A little more than one year ago, I highlighted how the U.S. Environmental Protection Agency (EPA) Greenhouse Gas (GHG) Reporting Rules were beginning to impact U.S. process manufacturers. The post, EPA Greenhouse Gas Reporting Rules and Flow Measurement shared ways measurement devices could assist in this reporting.
I caught up with Emerson’s Patrick Truesdale who recently presented, De-mystifying GHG Monitoring and Reporting – Achieve Benefits from Compliance, at a Cleveland ISA meeting, along with members from the Rosemount Analytical brand team.
In the presentation, Patrick highlighted elements of the Greenhouse Gas Mandatory Reporting Rule (GHG MRR) and how process manufacturers could use information from the monitoring to improve energy efficiency.
For those not all ready familiar with the reporting rules, they are based on the notion of carbon dioxide equivalents (CO2e) and global warming potentials (GWP). The gases that need to be monitored and their respective GWPs include:
- CO2 = 1
- CH4 = 21
- N2O = 310
- HFC23 = 11,700
- PFC14 = 6,500
- SF6 = 23,900
Patrick explained that 25,000 metric tons of CO2e emitted per year triggers the reporting requirements for some manufacturers and producers. Effective January 1 of this year, an estimated 3000+ oil and gas facilities whose emissions exceed the 25K threshold were included in these reporting requirements. These facilities cover many oil and gas related segments including onshore and offshore petroleum and natural gas production, onshore natural gas processing plants, onshore natural gas transmission compression, underground natural gas storage, liquefied natural gas storage, liquefied natural gas import and export equipment, and natural gas distribution. The reporting requirements cover CO2, CH4, and N2O and include process, combustion, and fugitive-related direct and upstream emissions.
These reporting rules include emissions from a wide range of process equipment such as pneumatic devices, wellheads, pipelines, storage tanks, compressors, flare stacks, and processing equipment involved in oil separation and gas dehydration. A full list of what’s included is at Subpart W-Petroleum and Natural Gas Systems on the EPA website.

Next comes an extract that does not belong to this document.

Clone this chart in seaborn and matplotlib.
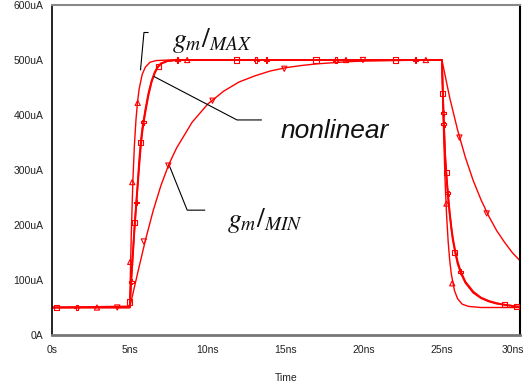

For all of the additional work required to meet these reporting rules, there can be some upside. The additional monitoring equipment can assist with mass and energy balances and help to establish key performance indicators (KPIs) for ongoing continuous improvement. Also, through the additional sensors, control loops variability can be reduced and leaks can be spotted and repaired sooner. Patrick cited several examples such as loss reduction through increased mass balance accuracy, increased combustion efficiency reducing fuel consumption, and increased distillation purity by using the additional process sensor inputs to improve the control strategies running these processes.
On older facilities with energy inefficient furnaces, heaters, distillation columns, vapor recovery, and water treatment equipment, the data collected from the sensors may provide the justification for equipment replacement or emission recovery systems.
Patrick closed by noting that the key for automation engineers is to look for opportunities to achieve performance benefits while complying. Justifications based on energy efficiency improvements will help lead to compliance and hopefully more than offset the additional expense of these regulatory requirements.